Set problem:
Copy nothing but the part that opens with the line containing "Output the component" and closes with the line containing "YAxis, ReferenceArea, Label". Do not include pictures.

━━ Source data ━━

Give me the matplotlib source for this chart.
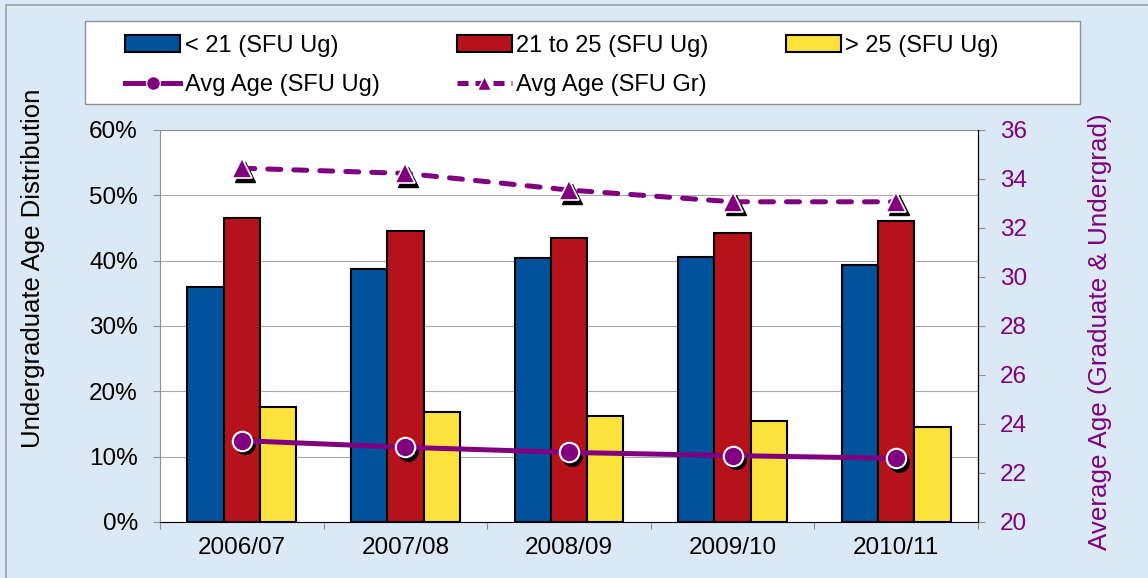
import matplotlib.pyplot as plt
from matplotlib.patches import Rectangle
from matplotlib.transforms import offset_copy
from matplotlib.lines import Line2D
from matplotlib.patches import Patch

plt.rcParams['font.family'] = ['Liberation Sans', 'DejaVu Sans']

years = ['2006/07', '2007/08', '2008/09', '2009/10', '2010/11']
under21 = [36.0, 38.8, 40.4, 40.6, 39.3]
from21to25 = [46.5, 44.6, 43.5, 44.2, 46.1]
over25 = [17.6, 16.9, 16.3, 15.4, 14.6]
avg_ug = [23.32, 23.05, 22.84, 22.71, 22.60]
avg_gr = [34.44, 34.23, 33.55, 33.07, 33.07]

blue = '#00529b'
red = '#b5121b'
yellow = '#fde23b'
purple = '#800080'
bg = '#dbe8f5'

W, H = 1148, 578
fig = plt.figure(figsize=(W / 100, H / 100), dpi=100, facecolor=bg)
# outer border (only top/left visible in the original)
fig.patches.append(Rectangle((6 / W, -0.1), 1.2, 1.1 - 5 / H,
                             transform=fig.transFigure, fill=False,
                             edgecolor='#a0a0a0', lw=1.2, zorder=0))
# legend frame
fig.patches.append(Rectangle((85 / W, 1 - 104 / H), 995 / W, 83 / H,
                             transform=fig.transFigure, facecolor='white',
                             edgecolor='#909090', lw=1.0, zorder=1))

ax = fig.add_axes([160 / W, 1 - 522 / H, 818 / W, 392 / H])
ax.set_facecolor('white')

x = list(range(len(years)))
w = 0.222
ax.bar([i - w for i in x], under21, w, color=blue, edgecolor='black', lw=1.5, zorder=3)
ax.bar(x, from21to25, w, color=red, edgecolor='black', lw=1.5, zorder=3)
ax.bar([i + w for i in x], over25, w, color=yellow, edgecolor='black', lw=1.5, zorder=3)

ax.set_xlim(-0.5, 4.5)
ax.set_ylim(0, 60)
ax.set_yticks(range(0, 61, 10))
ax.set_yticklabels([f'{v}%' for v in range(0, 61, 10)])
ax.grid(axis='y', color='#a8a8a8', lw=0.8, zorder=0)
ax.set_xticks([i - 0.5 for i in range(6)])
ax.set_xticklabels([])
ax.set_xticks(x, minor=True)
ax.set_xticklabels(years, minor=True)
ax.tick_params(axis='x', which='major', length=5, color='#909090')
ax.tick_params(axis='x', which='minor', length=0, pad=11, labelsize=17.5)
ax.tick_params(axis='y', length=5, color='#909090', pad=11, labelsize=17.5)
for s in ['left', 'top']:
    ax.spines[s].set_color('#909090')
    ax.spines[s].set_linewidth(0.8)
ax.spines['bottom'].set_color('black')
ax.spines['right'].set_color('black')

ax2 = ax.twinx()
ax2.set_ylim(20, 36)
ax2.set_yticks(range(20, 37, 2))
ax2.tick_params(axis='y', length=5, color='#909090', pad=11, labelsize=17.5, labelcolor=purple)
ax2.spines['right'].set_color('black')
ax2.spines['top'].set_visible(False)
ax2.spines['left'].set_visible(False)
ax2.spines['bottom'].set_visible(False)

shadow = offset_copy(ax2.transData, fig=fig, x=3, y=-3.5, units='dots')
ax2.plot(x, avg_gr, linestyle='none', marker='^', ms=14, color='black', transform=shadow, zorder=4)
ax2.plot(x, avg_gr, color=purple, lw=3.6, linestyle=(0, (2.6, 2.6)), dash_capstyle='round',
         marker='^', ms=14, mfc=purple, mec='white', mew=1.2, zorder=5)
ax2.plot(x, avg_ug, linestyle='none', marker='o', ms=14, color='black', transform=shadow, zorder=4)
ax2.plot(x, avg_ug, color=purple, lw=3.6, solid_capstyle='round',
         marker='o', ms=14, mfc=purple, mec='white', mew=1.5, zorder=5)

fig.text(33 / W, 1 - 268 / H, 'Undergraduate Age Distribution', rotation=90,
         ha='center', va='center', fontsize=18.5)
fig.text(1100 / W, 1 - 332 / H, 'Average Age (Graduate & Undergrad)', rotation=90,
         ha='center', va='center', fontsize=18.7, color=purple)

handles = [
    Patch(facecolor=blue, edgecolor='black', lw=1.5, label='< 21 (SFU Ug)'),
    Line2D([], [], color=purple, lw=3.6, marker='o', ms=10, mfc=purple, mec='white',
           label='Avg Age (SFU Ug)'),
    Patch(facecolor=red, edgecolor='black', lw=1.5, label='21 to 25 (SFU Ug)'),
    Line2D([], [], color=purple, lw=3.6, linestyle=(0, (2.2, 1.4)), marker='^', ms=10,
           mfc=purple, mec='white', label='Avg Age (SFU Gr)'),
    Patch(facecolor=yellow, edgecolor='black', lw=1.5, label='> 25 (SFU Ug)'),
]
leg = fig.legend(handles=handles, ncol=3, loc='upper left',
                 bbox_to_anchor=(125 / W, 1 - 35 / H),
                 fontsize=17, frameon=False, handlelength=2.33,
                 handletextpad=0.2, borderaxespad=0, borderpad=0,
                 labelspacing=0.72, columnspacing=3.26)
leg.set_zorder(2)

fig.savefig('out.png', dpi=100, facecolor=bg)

━━━
━━ Source data ━━

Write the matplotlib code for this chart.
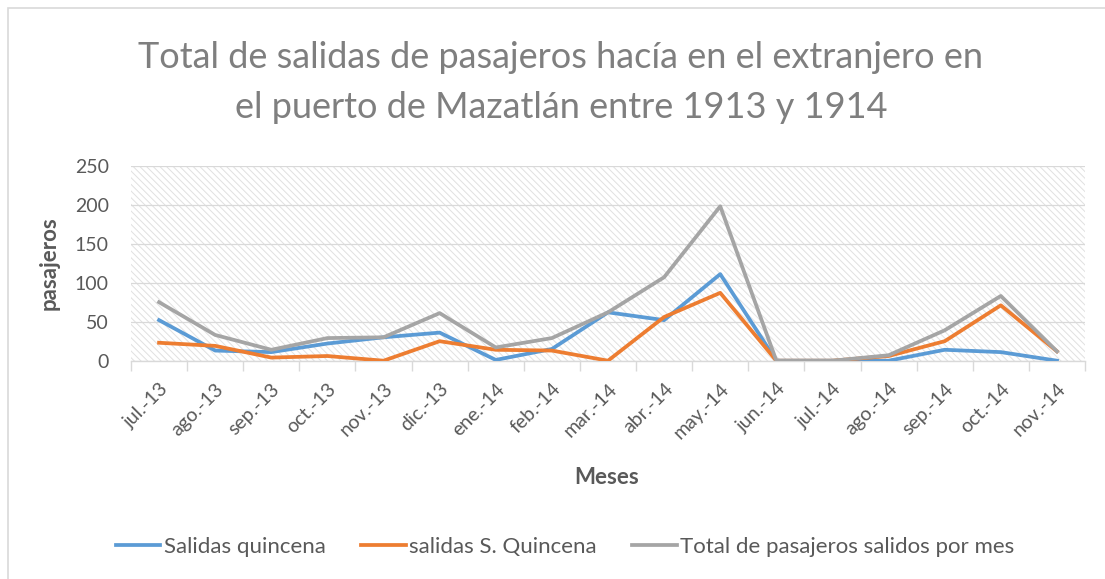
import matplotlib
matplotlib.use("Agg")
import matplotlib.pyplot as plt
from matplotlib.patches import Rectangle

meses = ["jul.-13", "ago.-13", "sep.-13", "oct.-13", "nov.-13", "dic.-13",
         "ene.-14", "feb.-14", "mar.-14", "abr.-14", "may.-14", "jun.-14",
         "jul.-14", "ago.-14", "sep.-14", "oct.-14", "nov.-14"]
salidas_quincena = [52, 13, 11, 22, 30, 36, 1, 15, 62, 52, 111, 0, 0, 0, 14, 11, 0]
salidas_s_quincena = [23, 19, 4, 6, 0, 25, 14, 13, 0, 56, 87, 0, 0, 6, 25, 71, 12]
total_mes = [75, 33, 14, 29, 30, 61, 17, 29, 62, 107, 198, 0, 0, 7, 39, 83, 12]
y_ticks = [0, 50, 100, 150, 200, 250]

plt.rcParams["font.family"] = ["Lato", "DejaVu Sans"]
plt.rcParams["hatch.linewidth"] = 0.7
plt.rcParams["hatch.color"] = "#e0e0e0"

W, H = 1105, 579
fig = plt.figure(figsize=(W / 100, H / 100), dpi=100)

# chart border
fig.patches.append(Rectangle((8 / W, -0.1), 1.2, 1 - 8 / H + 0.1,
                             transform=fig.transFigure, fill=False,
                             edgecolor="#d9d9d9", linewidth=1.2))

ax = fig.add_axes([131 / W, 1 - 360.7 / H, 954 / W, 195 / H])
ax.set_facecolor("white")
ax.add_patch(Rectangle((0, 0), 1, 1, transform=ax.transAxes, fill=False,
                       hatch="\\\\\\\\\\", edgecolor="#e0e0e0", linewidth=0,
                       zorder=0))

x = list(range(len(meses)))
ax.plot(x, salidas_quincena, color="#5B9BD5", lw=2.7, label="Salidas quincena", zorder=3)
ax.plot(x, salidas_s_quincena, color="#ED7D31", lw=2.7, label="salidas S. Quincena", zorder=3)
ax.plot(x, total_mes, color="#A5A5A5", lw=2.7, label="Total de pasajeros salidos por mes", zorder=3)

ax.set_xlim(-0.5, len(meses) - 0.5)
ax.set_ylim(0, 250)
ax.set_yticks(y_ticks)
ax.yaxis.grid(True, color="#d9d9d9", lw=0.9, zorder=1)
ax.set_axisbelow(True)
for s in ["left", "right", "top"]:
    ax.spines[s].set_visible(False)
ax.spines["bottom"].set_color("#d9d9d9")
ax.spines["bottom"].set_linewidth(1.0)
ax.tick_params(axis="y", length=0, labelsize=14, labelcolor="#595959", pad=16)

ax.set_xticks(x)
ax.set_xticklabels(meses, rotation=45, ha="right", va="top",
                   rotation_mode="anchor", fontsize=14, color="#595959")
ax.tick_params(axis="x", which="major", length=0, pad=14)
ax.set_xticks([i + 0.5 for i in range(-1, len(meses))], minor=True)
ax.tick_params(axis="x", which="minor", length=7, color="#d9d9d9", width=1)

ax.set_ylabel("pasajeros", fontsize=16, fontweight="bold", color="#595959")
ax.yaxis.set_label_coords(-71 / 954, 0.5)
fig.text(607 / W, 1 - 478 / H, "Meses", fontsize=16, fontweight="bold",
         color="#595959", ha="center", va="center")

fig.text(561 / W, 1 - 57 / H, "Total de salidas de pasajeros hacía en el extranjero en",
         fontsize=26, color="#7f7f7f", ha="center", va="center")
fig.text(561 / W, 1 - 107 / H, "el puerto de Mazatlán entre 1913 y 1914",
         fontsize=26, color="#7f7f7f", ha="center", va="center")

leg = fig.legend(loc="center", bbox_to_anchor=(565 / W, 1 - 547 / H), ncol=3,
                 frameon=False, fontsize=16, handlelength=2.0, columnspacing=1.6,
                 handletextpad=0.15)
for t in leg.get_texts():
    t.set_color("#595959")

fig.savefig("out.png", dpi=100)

━━━
━━ Source data ━━

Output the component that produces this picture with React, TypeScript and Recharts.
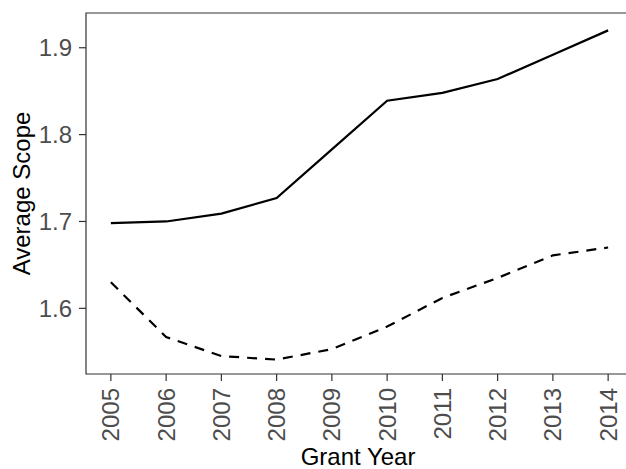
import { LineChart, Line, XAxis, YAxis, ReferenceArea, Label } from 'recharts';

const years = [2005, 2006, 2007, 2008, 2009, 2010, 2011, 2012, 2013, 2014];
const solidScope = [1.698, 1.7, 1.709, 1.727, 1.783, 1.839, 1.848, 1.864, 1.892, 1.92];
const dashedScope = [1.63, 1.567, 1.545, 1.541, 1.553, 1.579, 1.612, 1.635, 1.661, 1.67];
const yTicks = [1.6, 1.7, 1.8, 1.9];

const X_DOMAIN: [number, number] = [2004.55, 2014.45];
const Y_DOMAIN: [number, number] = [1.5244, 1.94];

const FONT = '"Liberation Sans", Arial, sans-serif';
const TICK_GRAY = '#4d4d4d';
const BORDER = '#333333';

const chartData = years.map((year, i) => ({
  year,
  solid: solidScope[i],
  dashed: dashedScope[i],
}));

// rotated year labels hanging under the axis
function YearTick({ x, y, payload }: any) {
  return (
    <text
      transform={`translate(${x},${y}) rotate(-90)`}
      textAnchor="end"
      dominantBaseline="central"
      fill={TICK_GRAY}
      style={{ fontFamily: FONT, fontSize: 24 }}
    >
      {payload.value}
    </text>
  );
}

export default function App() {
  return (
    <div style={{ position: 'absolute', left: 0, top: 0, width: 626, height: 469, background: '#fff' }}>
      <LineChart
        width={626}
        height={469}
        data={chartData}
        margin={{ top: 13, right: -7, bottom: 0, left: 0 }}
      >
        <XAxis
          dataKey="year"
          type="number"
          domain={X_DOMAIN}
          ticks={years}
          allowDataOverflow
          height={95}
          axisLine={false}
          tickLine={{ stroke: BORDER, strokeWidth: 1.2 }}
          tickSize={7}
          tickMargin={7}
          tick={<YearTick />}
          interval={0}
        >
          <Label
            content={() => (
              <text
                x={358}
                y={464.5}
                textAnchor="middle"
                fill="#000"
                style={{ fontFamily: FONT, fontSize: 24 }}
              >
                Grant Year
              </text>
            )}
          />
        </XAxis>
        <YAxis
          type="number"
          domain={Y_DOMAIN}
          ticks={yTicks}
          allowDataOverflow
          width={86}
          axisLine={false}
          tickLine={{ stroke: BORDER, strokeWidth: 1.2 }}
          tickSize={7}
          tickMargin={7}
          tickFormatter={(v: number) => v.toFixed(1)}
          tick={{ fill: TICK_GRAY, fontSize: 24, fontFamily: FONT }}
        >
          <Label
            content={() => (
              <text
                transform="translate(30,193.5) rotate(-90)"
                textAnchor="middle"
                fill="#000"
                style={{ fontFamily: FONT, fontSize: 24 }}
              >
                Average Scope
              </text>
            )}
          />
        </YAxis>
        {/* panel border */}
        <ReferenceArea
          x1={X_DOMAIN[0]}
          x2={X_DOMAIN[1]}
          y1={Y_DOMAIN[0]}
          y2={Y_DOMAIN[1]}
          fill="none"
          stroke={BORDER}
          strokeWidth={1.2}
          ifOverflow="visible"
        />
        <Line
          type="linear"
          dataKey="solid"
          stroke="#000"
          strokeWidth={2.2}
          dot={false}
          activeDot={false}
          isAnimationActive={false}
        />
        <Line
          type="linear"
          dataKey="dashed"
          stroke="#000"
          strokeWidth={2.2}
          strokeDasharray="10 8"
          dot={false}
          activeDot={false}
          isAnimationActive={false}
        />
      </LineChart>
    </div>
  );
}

━━━

Reply:
Output the component that produces this picture with React, TypeScript and Recharts.
import { LineChart, Line, XAxis, YAxis, ReferenceArea, Label } from 'recharts';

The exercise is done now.